Abstract

The entry and exit of Fe(II) ions in ferritin are endpoints in the process which concentrates iron as a solid (hydrated ferric oxide) to be used by living cells. Ferritin is a response to the trillion fold mismatch between the solubility of iron in neutral, aqueous, aerated solutions and the requirements for protein biosynthesis. The supramolecular structure of 24 polypeptides (subunits) joined by non-covalent bonds in a highly symmetrical (4, 3, 2), large (12 nm diameter) protein with a cavity (8 nm diameter) is found in plants, animals and microorganisms. Of the five types of iron sites which can be defined, iron entry (site 1) is likely at the junction of three subunits. A ferroxidase site (site 2), present in H-type ferritins, binds Fe(II) which reacts with dioxygen to form an initial, μ-1,2 diferric peroxo complex. The peroxo complex decays into hydrogen peroxide and the multiple diferric oxo complexes that are mineral precursors (sites 3a, 3b, 3x) in transit across the protein to the cavity; the ferroxidase site is sensitive to both natural and engineered variations in Fe ligands and ‘second shell amino’ acids such as tyrosine 30 and leucine 134. Studies of ferritin with subunits which lack the ferroxidase site (L-type) show that the mineral anchor sites of clustered R-COOH (site 4) are sensitive to RCH 3 and RSH replacements.
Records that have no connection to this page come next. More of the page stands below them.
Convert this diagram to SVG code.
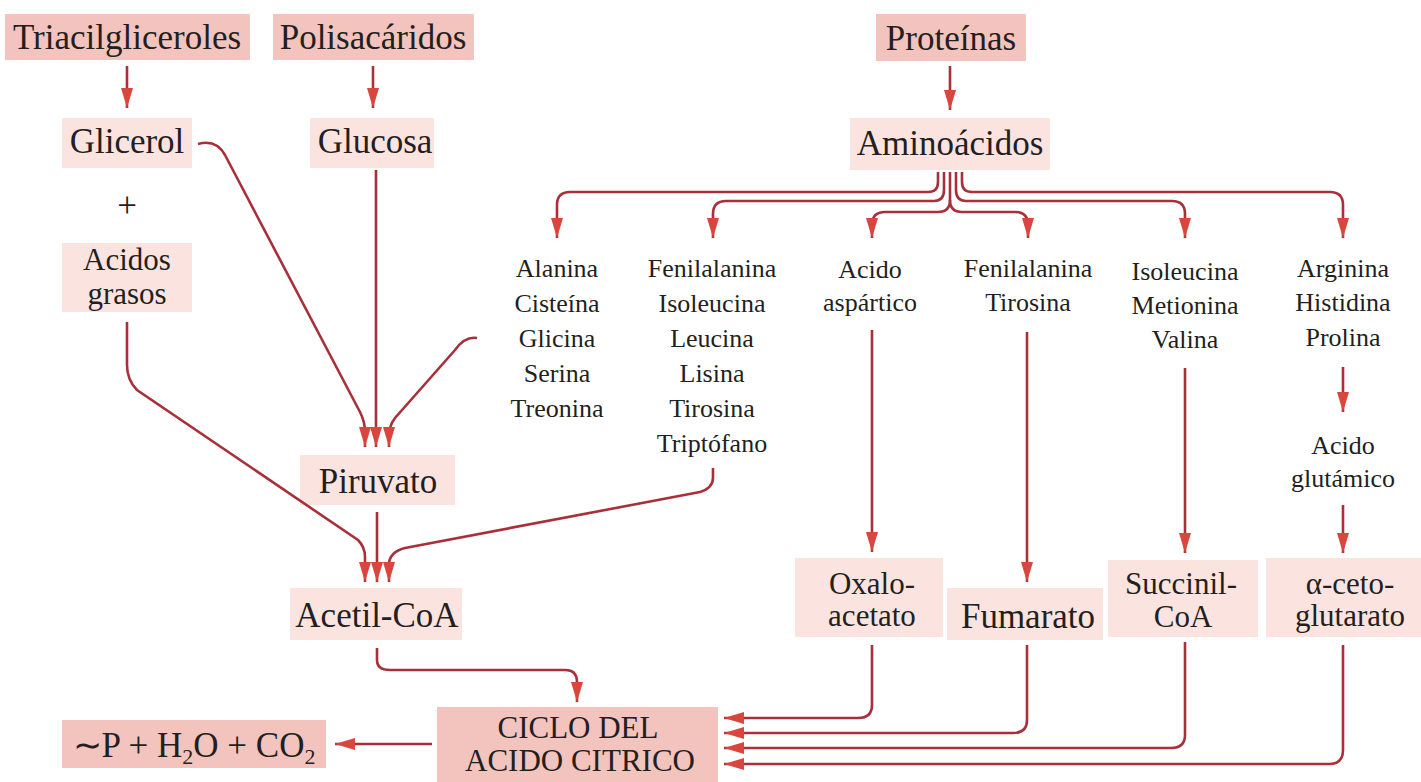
<svg xmlns="http://www.w3.org/2000/svg" width="1421" height="782" viewBox="0 0 1421 782">
<style>
.strong{fill:#f3c3be}
.soft{fill:#fbe4e0}
.t{font-family:"Liberation Serif","Times New Roman",serif;font-size:35px;fill:#231f20;text-anchor:middle}
.t2{font-family:"Liberation Serif","Times New Roman",serif;font-size:31px;fill:#231f20;text-anchor:middle}
.s{font-family:"Liberation Serif","Times New Roman",serif;font-size:26px;fill:#231f20;text-anchor:middle}
.c{fill:none;stroke:#a8303a;stroke-width:2.6}
</style>
<defs>
<marker id="ah" viewBox="0 0 20 12" refX="20" refY="6" markerWidth="20" markerHeight="12" markerUnits="userSpaceOnUse" orient="auto">
<path d="M0,0 L20,6 L0,12 z" fill="#d8463d"/>
</marker>
</defs>
<rect width="1421" height="782" fill="#ffffff"/>

<g id="triacilgliceroles"><rect class="strong" x="5" y="14" width="245" height="46"/><text class="t" x="127" y="49">Triacilgliceroles</text></g>
<g id="polisacaridos"><rect class="strong" x="273" y="14" width="201" height="46"/><text class="t" x="373" y="49">Polisacáridos</text></g>
<g id="proteinas"><rect class="strong" x="876" y="14" width="150" height="47"/><text class="t" x="951" y="50">Proteínas</text></g>
<g id="glicerol"><rect class="soft" x="62" y="118" width="130" height="50"/><text class="t" x="127" y="153">Glicerol</text></g>
<g id="plus"><text class="t" x="127" y="217">+</text></g>
<g id="glucosa"><rect class="soft" x="310" y="118" width="124" height="50"/><text class="t" x="375" y="153">Glucosa</text></g>
<g id="aminoacidos"><rect class="soft" x="850" y="118" width="200" height="52"/><text class="t" x="950" y="155">Aminoácidos</text></g>
<g id="acidos-grasos"><rect class="soft" x="62" y="243" width="130" height="69"/><text class="t2" x="127" y="270">Acidos</text><text class="t2" x="127" y="304">grasos</text></g>
<g id="piruvato"><rect class="soft" x="300" y="455" width="155" height="50"/><text class="t" x="378" y="493">Piruvato</text></g>
<g id="acetil-coa"><rect class="soft" x="290" y="588" width="172" height="52"/><text class="t" x="377" y="627">Acetil-CoA</text></g>

<g id="grupo-alanina"><text class="s" x="557" y="277">Alanina</text><text class="s" x="557" y="312">Cisteína</text><text class="s" x="557" y="347">Glicina</text><text class="s" x="557" y="382">Serina</text><text class="s" x="557" y="417">Treonina</text></g>
<g id="grupo-fenilalanina"><text class="s" x="712" y="277">Fenilalanina</text><text class="s" x="712" y="312">Isoleucina</text><text class="s" x="712" y="347">Leucina</text><text class="s" x="712" y="382">Lisina</text><text class="s" x="712" y="417">Tirosina</text><text class="s" x="712" y="452">Triptófano</text></g>
<g id="acido-aspartico"><text class="s" x="870" y="278">Acido</text><text class="s" x="870" y="311">aspártico</text></g>
<g id="grupo-fenilalanina-tirosina"><text class="s" x="1028" y="277">Fenilalanina</text><text class="s" x="1028" y="311">Tirosina</text></g>
<g id="grupo-isoleucina"><text class="s" x="1185" y="280">Isoleucina</text><text class="s" x="1185" y="314">Metionina</text><text class="s" x="1185" y="348">Valina</text></g>
<g id="grupo-arginina"><text class="s" x="1343" y="277">Arginina</text><text class="s" x="1343" y="311">Histidina</text><text class="s" x="1343" y="346">Prolina</text></g>
<g id="acido-glutamico"><text class="s" x="1343" y="454">Acido</text><text class="s" x="1343" y="487">glutámico</text></g>

<g id="oxaloacetato"><rect class="soft" x="795" y="558" width="148" height="79"/><text class="t2" x="872" y="594">Oxalo-</text><text class="t2" x="872" y="626">acetato</text></g>
<g id="fumarato"><rect class="soft" x="947" y="588" width="156" height="52"/><text class="t" x="1028" y="628">Fumarato</text></g>
<g id="succinil-coa"><rect class="soft" x="1108" y="560" width="150" height="77"/><text class="t2" x="1181" y="594">Succinil-</text><text class="t2" x="1183" y="627">CoA</text></g>
<g id="alfa-cetoglutarato"><rect class="soft" x="1266" y="558" width="155" height="79"/><text class="t2" x="1350" y="594">α-ceto-</text><text class="t2" x="1350" y="626">glutarato</text></g>
<g id="ciclo"><rect class="strong" x="437" y="707" width="281" height="75"/><text class="t2" x="578" y="738">CICLO DEL</text><text class="t2" x="580" y="771">ACIDO CITRICO</text></g>
<g id="productos"><rect class="strong" x="62" y="720" width="264" height="48"/><text class="t" x="194" y="757">∼P + H<tspan font-size="22" dy="7">2</tspan><tspan dy="-7">O + CO</tspan><tspan font-size="22" dy="7">2</tspan></text></g>

<g id="connectors" class="c">
<path class="c" d="M127,66 V108" marker-end="url(#ah)"/>
<path class="c" d="M373,66 V108" marker-end="url(#ah)"/>
<path class="c" d="M950,66 V110" marker-end="url(#ah)"/>
<path class="c" d="M938,172 V182 Q938,192 928,192 H570 Q557,192 557,205 V238" marker-end="url(#ah)"/>
<path class="c" d="M944,172 V190 Q944,201 934,201 H726 Q713,201 713,214 V238" marker-end="url(#ah)"/>
<path class="c" d="M950,172 V200 Q950,212 938,212 H885 Q872,212 872,225 V238" marker-end="url(#ah)"/>
<path class="c" d="M950,200 Q950,212 962,212 H1015 Q1028,212 1028,225 V238" marker-end="url(#ah)"/>
<path class="c" d="M956,172 V190 Q956,201 966,201 H1172 Q1185,201 1185,214 V238" marker-end="url(#ah)"/>
<path class="c" d="M962,172 V182 Q962,192 972,192 H1330 Q1343,192 1343,205 V238" marker-end="url(#ah)"/>
<path class="c" d="M198,144 C212,140 220,146 225,155 L360,412 Q365,422 365,432 V447" marker-end="url(#ah)"/>
<path class="c" d="M376,170 V447" marker-end="url(#ah)"/>
<path class="c" d="M477,338 Q465,336 455,350 L395,418 Q389,426 389,436 V447" marker-end="url(#ah)"/>
<path class="c" d="M127,322 V365 Q127,380 137,390 L358,540 Q365,547 365,557 V582" marker-end="url(#ah)"/>
<path class="c" d="M377,512 V582" marker-end="url(#ah)"/>
<path class="c" d="M713,468 V478 Q713,488 700,492 L405,548 Q389,552 389,565 V582" marker-end="url(#ah)"/>
<path class="c" d="M377,648 V660 Q377,670 390,670 H565 Q577,670 577,682 V702" marker-end="url(#ah)"/>
<path class="c" d="M432,744 H335" marker-end="url(#ah)"/>
<path class="c" d="M872,330 V552" marker-end="url(#ah)"/>
<path class="c" d="M1027,332 V582" marker-end="url(#ah)"/>
<path class="c" d="M1185,368 V553" marker-end="url(#ah)"/>
<path class="c" d="M1343,367 V412" marker-end="url(#ah)"/>
<path class="c" d="M1343,505 V553" marker-end="url(#ah)"/>
<path class="c" d="M872,645 V705 Q872,718 858,718 H724" marker-end="url(#ah)"/>
<path class="c" d="M1027,645 V720 Q1027,733 1013,733 H724" marker-end="url(#ah)"/>
<path class="c" d="M1185,642 V735 Q1185,748 1171,748 H724" marker-end="url(#ah)"/>
<path class="c" d="M1343,645 V750 Q1343,764 1329,764 H724" marker-end="url(#ah)"/>
</g>
</svg>
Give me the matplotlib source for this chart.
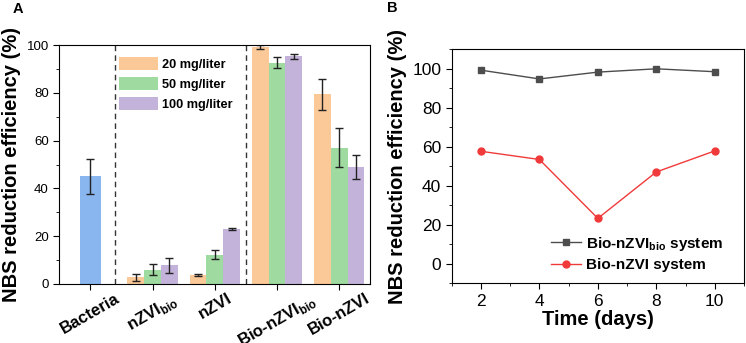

Iron exit (site 5), studied by adding NADH/FMN as a trigger, is at or near the entry site. Iron exit can be enhanced by localized unfolding of the polypeptide at the junction of three subunits, suggesting a regulation-sensitive biological signal for iron exit. The entry and exit of iron to and from the mineral, unique to ferritin has steps which parallel those in channel ion transport, and ion transport to and from biomineral such as tooth and bone. Iron entry involves oxidation at non-heme iron catalytic centers, similar to ribonucleotide reductase and methane monoxygenase, but diverging in the role of iron as a substrate rather than a cofactor. Sorting out the evolutionary and mechanistic relationships of ferritin and other proteins which use metal ions, as well as fully characterizing all five types of the functional iron sites are challenges which will keep biological inorganic chemists occupied for some time to come.